Por Ana Cristina Franco.
Ilustración: Luis Eduardo Toapanta.
Edición 454 – marzo 2020.

En El nuevo Zaldumbide, Salvador Izquierdo se refiere a una carta en la que Joaquín Gallegos Lara, como varios intelectuales de la época, al parecer, le pedía ayuda a Benjamín Carrión y terminaba diciendo: “Si es necesario le agradeceré como un perro”. Cuando leí esa frase no pude evitar soltar una carcajada. Claro, al principio me reí de esa típica conducta ecuatoriana y serrana de “permisito, disculparán nomás”, pero luego la carcajada devino en tristeza. Porque obvio, yo no me identifiqué con Carrión. ¿Cuántas veces he tenido que acudir a colegas acomodados en puestos culturales para pedirles o, mejor dicho, rogarles algún tipo de apoyo? En esta historia de hacer realidad mis proyectos cinematográficos-culturales me ha tocado rogar, llorar, luchar cuerpo a cuerpo. Entonces me reconozco plenamente en la súplica de Gallegos Lara, quien, como acota Izquierdo, además, era tullido y murió sin máquina de escribir. Sobre todo, me identifico profundamente con eso de agradecer como perro o, mejor dicho, de sentirse como uno.
Vamos más allá. Creo que, donde hay personas dispuestas a agradecer como perros, hay hambre. Hace diez años, cuando el Consejo Nacional de Cine estaba naciendo, la posibilidad de contar con fondos públicos y las actividades cinematográficas que llegaron por añadidura con la Ley de Cine provocaban en los jóvenes una especie de euforia pueblerina. Íbamos a festivales de cine en provincias y teníamos hambre. Paseábamos por la alfombra roja entre acomplejados y orgullosos, disfrutando a más no poder de cada cosa, casi como el Chavo en Acapulco. La actitud de los ecuatorianos en general era la de sentirnos menos que los colegas latinoamericanos, y también la de rogar, ya sea por vino, otro almuerzo o algún tipo de alianza. Sí, qué vergüenza. Sabes que algo no está funcionando cuando te toca rogar, cuando el arrastre cultural es la única herramienta.
Cuando a un amigo artista alguna vez le preguntaron cómo se hacen realidad los proyectos culturales en este país, respondió: a codazos.
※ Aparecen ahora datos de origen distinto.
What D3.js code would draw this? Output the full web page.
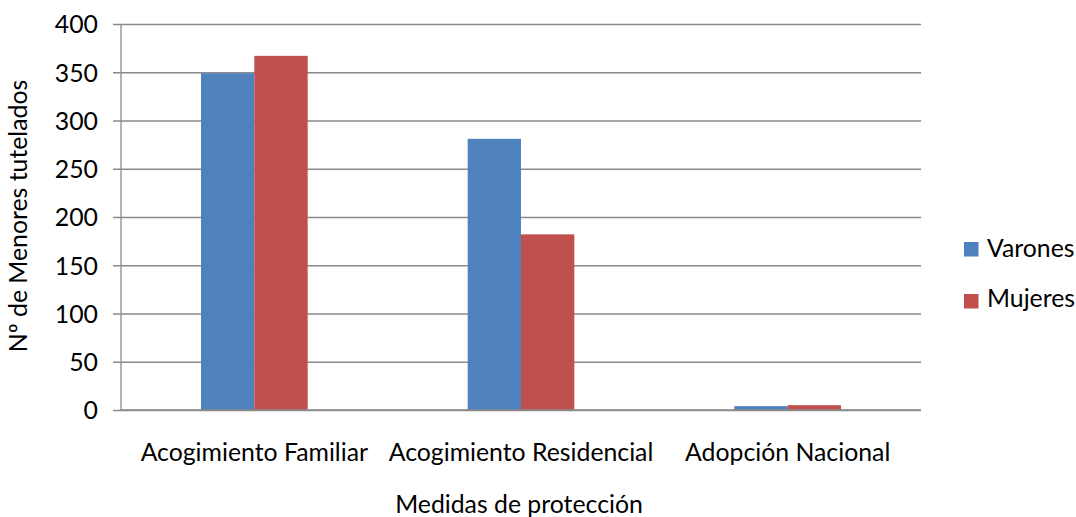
<!DOCTYPE html>
<html><head><meta charset="utf-8">
<script src="https://cdn.jsdelivr.net/npm/d3@7"></script>
<style>body{margin:0;background:#fff}svg{display:block}text{font-family:Lato,"Open Sans",sans-serif;fill:#000}</style>
</head><body><svg id="c" width="1076" height="517"></svg>
<script>
const categories = ["Acogimiento Familiar", "Acogimiento Residencial", "Adopción Nacional"];
const seriesNames = ["Varones", "Mujeres"];
const varones = [349, 281, 4];
const mujeres = [367, 182, 5];
const yTicks = [0, 50, 100, 150, 200, 250, 300, 350, 400];
const colors = ["#4F81BD", "#C0504D"];

(function () {
const svg = d3.select("#c");
const mL = 121, mR = 921, mT = 24, mB = 410;
const FF = "Lato";

const probe = svg.append("text").attr("font-family", FF).attr("font-size", 100).text(categories[0]);
const fs = Math.round(100 * 227 / probe.node().getComputedTextLength() * 10) / 10;
probe.remove();

const x = d3.scaleBand().domain(categories).range([mL, mR]).paddingInner(0).paddingOuter(0);
const y = d3.scaleLinear().domain([0, 400]).range([mB, mT]);
const data = [varones, mujeres];

const yAxis = d3.axisLeft(y).tickValues(yTicks).tickSize(-(mR - mL)).tickFormat(d3.format("d")).tickPadding(23);
const ga = svg.append("g").attr("transform", `translate(${mL},0)`).call(yAxis);
ga.select(".domain").remove();
ga.selectAll(".tick line").attr("stroke", "#8a8a8a").attr("stroke-width", 1.3).attr("x1", -8);
ga.selectAll(".tick text").attr("font-size", fs).attr("font-family", FF).attr("fill", "#000").attr("dy", "0.36em");
svg.append("line").attr("x1", mL).attr("x2", mL).attr("y1", mT).attr("y2", mB).attr("stroke", "#8a8a8a").attr("stroke-width", 1.3);

const barW = x.bandwidth() * 0.2;
const inner = d3.scaleBand().domain(seriesNames).range([0, barW * 2]);
seriesNames.forEach((s, si) => {
  svg.append("g").selectAll("rect").data(categories).join("rect")
    .attr("x", c => x(c) + x.bandwidth() * 0.3 + inner(s))
    .attr("y", (c, i) => y(data[si][i]))
    .attr("width", inner.bandwidth())
    .attr("height", (c, i) => y(0) - y(data[si][i]))
    .attr("fill", colors[si]);
});

const xAxis = d3.axisBottom(x).tickSize(0);
const gx = svg.append("g").attr("transform", `translate(0,${mB})`).call(xAxis);
gx.select(".domain").remove();
gx.selectAll(".tick text").attr("font-size", fs).attr("font-family", FF).attr("fill", "#000").attr("y", 51).attr("dy", 0);
svg.append("line").attr("x1", mL).attr("x2", mR).attr("y1", mB).attr("y2", mB).attr("stroke", "#8a8a8a").attr("stroke-width", 1.3);

svg.append("text").attr("x", 519).attr("y", 513).attr("text-anchor", "middle").attr("font-size", fs).attr("font-family", FF).text("Medidas de protección");
svg.append("text").attr("transform", "translate(27,216) rotate(-90)").attr("text-anchor", "middle").attr("font-size", fs).attr("font-family", FF).text("Nº de Menores tutelados");

const lg = svg.append("g");
seriesNames.forEach((s, i) => {
  lg.append("rect").attr("x", 964).attr("y", 242 + i * 52).attr("width", 14.5).attr("height", 14.5).attr("fill", colors[i]);
  lg.append("text").attr("x", 987).attr("y", 256.5 + i * 50.5).attr("font-size", fs).attr("font-family", FF).text(s);
});
})();
</script></body></html>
A codazos contra la burocracia. A codazos contra las instituciones, contra los compañeros, arranchándose el pan con los colegas, mendigando un auspicio al Ministerio de Cultura, rogando a Dios ganar un concurso o ser descubierta por un cazatalentos: pagando las propias producciones. Porque al final no queda otra que trabajar en las noches, conseguir el dinero de chaucha en chaucha, poner del bolsillo de una que, por supuesto, está vacío; endeudarse, pedir prestado a la tía, ir con la historia de familiar en familiar, de amigo en amigo, hacer una rifa o crowdfunding, sentirse una especie de “vendedora de bus cultural” que no te va a robar pero… Llamar a los lugares en los que se trabajó y nunca pagaron, y experimentar uno de los sentimientos más complejos y contradictorios: sentirse culpable por cobrar.
Sentir que el proyecto cultural es una especie de asalto a mano armada, tener ganas de pedir perdón por haber tenido el atrevimiento de solicitar ayuda #disculparánomás. Se acaba con el alma cortada en trocitos, como si hubiera pasado a través de un rallador, los sueños hechos añicos. Culpable por haber estado tantas horas fuera de casa, peleando con secretarias, aguantándose las lágrimas en las oficinas de burócratas, llorando en los pasillos públicos, por haber estado lejos del hijo, del esposo, lejos, muy lejos, de eso que se sintió al crear el proyecto y que se esperó generar en la gente. Soledad y miseria.
Y claro, una se pregunta: ¿Vale la pena todo este desgaste solo para conseguir una película, un libro, una obra? ¿De verdad solo tenemos dos opciones, ser herederos de Benjamín Carrión y ser funcionarios públicos, claro, si se tiene el privilegio (a veces no tan privilegio) de la educación, o morir en la miseria, empeñando la máquina de escribir? O peor: ejercer de artista a medio tiempo. Conformarse.